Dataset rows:
•••••
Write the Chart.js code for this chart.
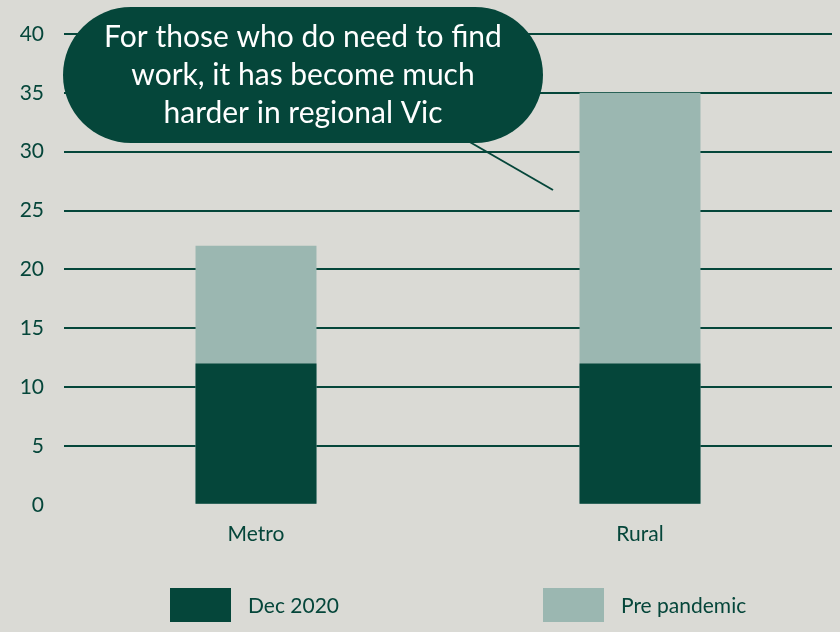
<!DOCTYPE html>
<html>
<head>
<meta charset="utf-8">
<script src="https://cdn.jsdelivr.net/npm/chart.js@4"></script>
<style>
  html, body { margin: 0; padding: 0; background: #dadad5; }
  #wrap { width: 840px; height: 632px; position: relative; }
</style>
</head>
<body>
<div id="wrap"><canvas id="myChart" width="840" height="632"></canvas></div>
<script>
(function () {
    "use strict";

    var categories = ['Metro', 'Rural'];
    var dec2020 = [12, 12];
    var prePandemic = [22, 35];
    var seriesNames = ['Dec 2020', 'Pre pandemic'];
    var yTicks = [0, 5, 10, 15, 20, 25, 30, 35, 40];
    var calloutLines = ['For those who do need to find', 'work, it has become much', 'harder in regional Vic'];

    var dark = '#05463a';
    var light = '#9bb7b1';
    var fontFamily = 'Lato, "Open Sans", sans-serif';

    /* callout bubble + custom legend */
    var extras = {
        id: 'extras',
        afterDraw: function (chart) {
            var ctx = chart.ctx;
            ctx.save();

            // tail line
            ctx.strokeStyle = dark;
            ctx.lineWidth = 2;
            ctx.beginPath();
            ctx.moveTo(468, 141);
            ctx.lineTo(553, 190);
            ctx.stroke();

            // pill
            var x0 = 63, x1 = 543, y0 = 7, y1 = 143, r = (y1 - y0) / 2;
            ctx.fillStyle = dark;
            ctx.beginPath();
            ctx.moveTo(x0 + r, y0);
            ctx.lineTo(x1 - r, y0);
            ctx.arc(x1 - r, y0 + r, r, -Math.PI / 2, Math.PI / 2);
            ctx.lineTo(x0 + r, y1);
            ctx.arc(x0 + r, y0 + r, r, Math.PI / 2, Math.PI * 1.5);
            ctx.closePath();
            ctx.fill();

            ctx.fillStyle = '#ffffff';
            ctx.font = '30px ' + fontFamily;
            ctx.textAlign = 'center';
            ctx.textBaseline = 'middle';
            calloutLines.forEach(function (line, i) {
                ctx.fillText(line, 303, 37 + i * 38);
            });

            // legend
            var boxX = [170, 543];
            chart.data.datasets.forEach(function (ds, i) {
                ctx.fillStyle = ds.backgroundColor;
                ctx.fillRect(boxX[i], 588, 61, 34);
                ctx.fillStyle = dark;
                ctx.font = '21px ' + fontFamily;
                ctx.textAlign = 'left';
                ctx.fillText(ds.label, boxX[i] + 78, 606);
            });
            ctx.restore();
        }
    };

    var ctx = document.getElementById('myChart').getContext('2d');
    var chart = new Chart(ctx, {
        type: 'bar',
        data: {
            labels: categories,
            datasets: [{
                label: seriesNames[0],
                backgroundColor: dark,
                data: dec2020
            }, {
                label: seriesNames[1],
                backgroundColor: light,
                data: prePandemic
            }]
        },
        options: {
            responsive: false,
            animation: false,
            grouped: false,
            barPercentage: 0.315,
            categoryPercentage: 1,
            layout: {
                padding: { top: 34, right: 8, bottom: 76, left: 0 }
            },
            scales: {
                x: {
                    grid: { display: false },
                    border: { display: false },
                    ticks: {
                        color: dark,
                        padding: 9,
                        font: { size: 21, family: fontFamily }
                    }
                },
                y: {
                    min: 0,
                    max: 40,
                    afterFit: function (scale) { scale.width = 64; },
                    afterBuildTicks: function (scale) {
                        scale.ticks = yTicks.map(function (v) { return { value: v }; });
                    },
                    border: { display: false },
                    grid: {
                        drawTicks: false,
                        lineWidth: 2,
                        color: function (c) {
                            return c.tick && c.tick.value === 0 ? 'rgba(0,0,0,0)' : dark;
                        }
                    },
                    ticks: {
                        color: dark,
                        padding: 20,
                        font: { size: 21, family: fontFamily }
                    }
                }
            },
            plugins: {
                legend: { display: false },
                tooltip: { enabled: false }
            }
        },
        plugins: [extras]
    });
})();
</script>
</body>
</html>
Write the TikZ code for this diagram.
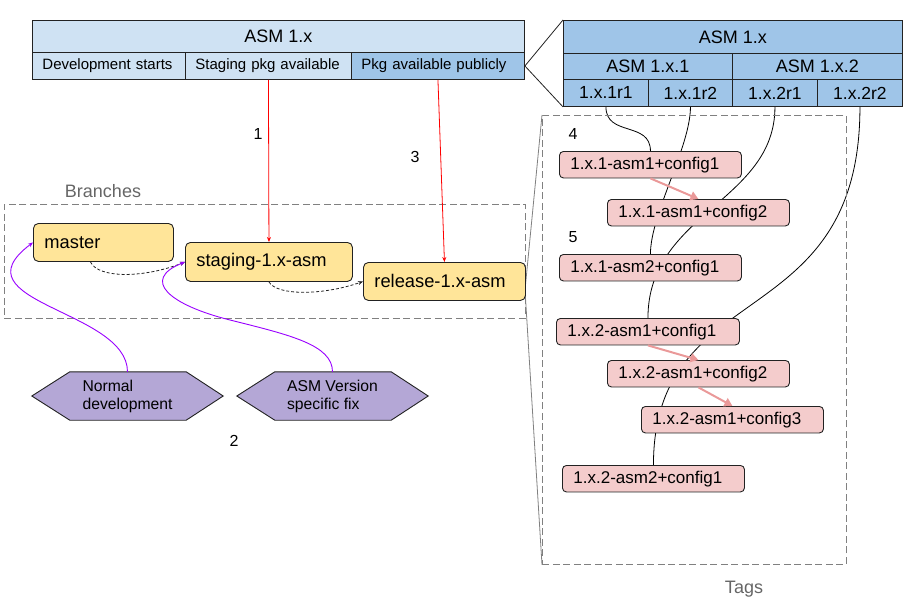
\documentclass[tikz,border=0pt]{standalone}
\usepackage{fontspec}
\setmainfont{Liberation Sans}
\usetikzlibrary{arrows.meta,backgrounds,calc}
\definecolor{lblue}{HTML}{CFE2F3}
\definecolor{mblue}{HTML}{9FC5E8}
\definecolor{byellow}{HTML}{FFE599}
\definecolor{tpink}{HTML}{F4CCCC}
\definecolor{hexfill}{HTML}{B4A7D6}
\definecolor{violetline}{HTML}{9900FF}
\definecolor{salmon}{HTML}{EA9999}
\definecolor{edge}{HTML}{222222}
\definecolor{greytext}{HTML}{666666}
\definecolor{greyline}{HTML}{808080}
\begin{document}
\begin{tikzpicture}[x=1pt,y=-1pt,
  cellbox/.style={draw=edge, line width=0.9pt, inner sep=0pt, anchor=north west, text=black},
  leftcell/.style={cellbox, inner xsep=10pt, align=left, font=\fontsize{15}{17}\selectfont},
  bigcell/.style={cellbox, font=\fontsize{18}{21}\selectfont},
  rcell/.style={cellbox, fill=mblue, minimum height=27, font=\fontsize{17.5}{20}\selectfont},
  branchbox/.style={draw=edge, line width=0.9pt, fill=byellow, rounded corners=5pt, anchor=north west,
    inner xsep=11pt, inner ysep=0pt, align=left, font=\fontsize{18.3}{21}\selectfont},
  tagbox/.style={draw=edge, line width=0.9pt, fill=tpink, rounded corners=4pt, anchor=north west,
    inner xsep=11pt, inner ysep=0pt, align=left, minimum height=26.5, font=\fontsize{17}{20}\selectfont},
  hexnode/.style={inner sep=0pt, minimum width=191, minimum height=48, align=left, font=\fontsize{15.7}{18}\selectfont},
  hexshape/.style={draw=edge, line width=0.9pt, fill=hexfill},
  groupbox/.style={draw=greyline, dashed, dash pattern=on 7pt off 3.5pt, line width=0.8pt, anchor=north west, inner sep=0pt},
  grouplbl/.style={text=greytext, font=\fontsize{18}{21}\selectfont},
  numlbl/.style={text=black, font=\fontsize{16}{19}\selectfont},
  zoomline/.style={draw=edge, line width=0.8pt},
  zoomline2/.style={draw=greyline, line width=0.8pt},
  redarr/.style={draw=red, line width=0.8pt, -{Stealth[length=5pt,width=4pt]}},
  dasharr/.style={draw=edge, line width=0.8pt, dashed, dash pattern=on 3pt off 2pt, -{Stealth[length=5pt,width=4pt]}},
  violetarr/.style={draw=violetline, line width=0.9pt, -{Stealth[length=5pt,width=4pt]}},
  salarr/.style={draw=salmon, line width=2pt, -{Triangle[length=8pt,width=9pt]}},
  tagline/.style={draw=black, line width=0.8pt}
]
\useasboundingbox (0,0) rectangle (913,603);

% ---- left table
\node[bigcell, fill=lblue, minimum width=492, minimum height=32] (asmL) at (32,20) {ASM 1.x};
\node[leftcell, fill=lblue, text width=133, minimum height=27] (cellA) at (32,52) {Development starts};
\node[leftcell, fill=lblue, text width=146, minimum height=27] (cellB) at (185,52) {Staging pkg available};
\node[leftcell, fill=mblue, text width=153, minimum height=27] (cellC) at (351,52) {Pkg available publicly};

% ---- right table
\node[bigcell, fill=mblue, minimum width=339, minimum height=33] (asmR) at (563,20) {ASM 1.x};
\node[bigcell, fill=mblue, minimum width=169, minimum height=26] (asm1) at (563,53) {ASM 1.x.1};
\node[bigcell, fill=mblue, minimum width=170, minimum height=26] (asm2) at (732,53) {ASM 1.x.2};
\node[rcell, minimum width=85] (r11) at (563,79) {1.x.1r1};
\node[rcell, minimum width=84] (r12) at (648,79) {1.x.1r2};
\node[rcell, minimum width=85] (r21) at (732,79) {1.x.2r1};
\node[rcell, minimum width=85] (r22) at (817,79) {1.x.2r2};

\draw[zoomline] (cellC.east) -- (asmR.north west);
\draw[zoomline] (cellC.east) -- (r11.south west);

% ---- groups
\node[groupbox, minimum width=521, minimum height=114] (brbox) at (4,204) {};
\node[grouplbl] (brlbl) at (103,191) {Branches};
\node[groupbox, minimum width=304, minimum height=449] (tgbox) at (542,115) {};
\node[grouplbl] (tglbl) at (744,589) {Tags};
\coordinate (apex) at (525,290);
\draw[zoomline2] (apex) -- (tgbox.north west);
\draw[zoomline2] (apex) -- (tgbox.south west);

% ---- branches
\node[branchbox, text width=118, minimum height=38] (master) at (33,223) {master};
\node[branchbox, text width=145, minimum height=39] (staging) at (185,242) {staging-1.x-asm};
\node[branchbox, text width=140, minimum height=38] (release) at (363,262) {release-1.x-asm};

% ---- hexagons
\node[hexnode] (hexA) at (127.5,396) {Normal\\development};
\node[hexnode] (hexB) at (332.5,396) {ASM Version\\specific fix};

% ---- tags
\node[tagbox, text width=160] (t1) at (559,151) {1.x.1-asm1+config1};
\node[tagbox, text width=160] (t2) at (607,199) {1.x.1-asm1+config2};
\node[tagbox, text width=160] (t3) at (559,254) {1.x.1-asm2+config1};
\node[tagbox, text width=161] (t4) at (556,318) {1.x.2-asm1+config1};
\node[tagbox, text width=160] (t5) at (607,360) {1.x.2-asm1+config2};
\node[tagbox, text width=160] (t6) at (641,406) {1.x.2-asm1+config3};
\node[tagbox, text width=160] (t7) at (562,465) {1.x.2-asm2+config1};

% ---- number labels
\node[numlbl] (n1) at (258,134) {1};
\node[numlbl] (n3) at (415,157) {3};
\node[numlbl] (n2) at (234,441) {2};
\node[numlbl] (n4) at (573,134) {4};
\node[numlbl] (n5) at (573,237) {5};

% ---- background drawings
\begin{scope}[on background layer]
  \draw[hexshape] (hexA.west) -- ([xshift=38pt]hexA.north west) -- ([xshift=-37pt]hexA.north east)
     -- (hexA.east) -- ([xshift=-37pt]hexA.south east) -- ([xshift=38pt]hexA.south west) -- cycle;
  \draw[hexshape] (hexB.west) -- ([xshift=38pt]hexB.north west) -- ([xshift=-37pt]hexB.north east)
     -- (hexB.east) -- ([xshift=-37pt]hexB.south east) -- ([xshift=38pt]hexB.south west) -- cycle;
  \draw[tagline] (r11.south) .. controls +(0,30) and +(0,-30) .. (t1.north);
  \draw[tagline] (r12.south) .. controls +(0,40) and +(0,-40) .. (t3.north);
  \draw[tagline] (r21.south) .. controls +(0,95) and +(0,-105) .. (t4.north);
  \draw[tagline] (r22.south) .. controls +(0,230) and +(0,-190) .. (t7.north);
\end{scope}

% ---- connectors
\draw[redarr] (cellB.south) -- (staging.north);
\draw[redarr] (cellC.south) -- (release.north);
\draw[dasharr] ([xshift=-13pt]master.south) .. controls +(8,17) and +(-40,16) .. (staging.west);
\draw[dasharr] (staging.south) .. controls +(8,14) and +(-40,14) .. (release.west);
\draw[violetarr] (hexA.north) .. controls +(0,-62) and +(-80,60) .. (master.west);
\draw[violetarr] (hexB.north) .. controls +(0,-27) and (290,335) .. (230,320)
   .. controls (170,305) and (140,280) .. (staging.west);
\draw[salarr] (t1.south) -- (t2.north);
\draw[salarr] (t4.south) -- (t5.north);
\draw[salarr] (t5.south) -- (t6.north);
\end{tikzpicture}
\end{document}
•••••
EXERCISE DETAILS:
Write out exactly the lines between the start of the data and the line with "ctx.fill();", including both, but none of the pictures.

EXERCISE RESPONSE:
Write the Chart.js code for this chart.
<!DOCTYPE html>
<html>
<head>
<meta charset="utf-8">
<script src="https://cdn.jsdelivr.net/npm/chart.js@4"></script>
<style>
  html, body { margin: 0; padding: 0; background: #dadad5; }
  #wrap { width: 840px; height: 632px; position: relative; }
</style>
</head>
<body>
<div id="wrap"><canvas id="myChart" width="840" height="632"></canvas></div>
<script>
(function () {
    "use strict";

    var categories = ['Metro', 'Rural'];
    var dec2020 = [12, 12];
    var prePandemic = [22, 35];
    var seriesNames = ['Dec 2020', 'Pre pandemic'];
    var yTicks = [0, 5, 10, 15, 20, 25, 30, 35, 40];
    var calloutLines = ['For those who do need to find', 'work, it has become much', 'harder in regional Vic'];

    var dark = '#05463a';
    var light = '#9bb7b1';
    var fontFamily = 'Lato, "Open Sans", sans-serif';

    /* callout bubble + custom legend */
    var extras = {
        id: 'extras',
        afterDraw: function (chart) {
            var ctx = chart.ctx;
            ctx.save();

            // tail line
            ctx.strokeStyle = dark;
            ctx.lineWidth = 2;
            ctx.beginPath();
            ctx.moveTo(468, 141);
            ctx.lineTo(553, 190);
            ctx.stroke();

            // pill
            var x0 = 63, x1 = 543, y0 = 7, y1 = 143, r = (y1 - y0) / 2;
            ctx.fillStyle = dark;
            ctx.beginPath();
            ctx.moveTo(x0 + r, y0);
            ctx.lineTo(x1 - r, y0);
            ctx.arc(x1 - r, y0 + r, r, -Math.PI / 2, Math.PI / 2);
            ctx.lineTo(x0 + r, y1);
            ctx.arc(x0 + r, y0 + r, r, Math.PI / 2, Math.PI * 1.5);
            ctx.closePath();
            ctx.fill();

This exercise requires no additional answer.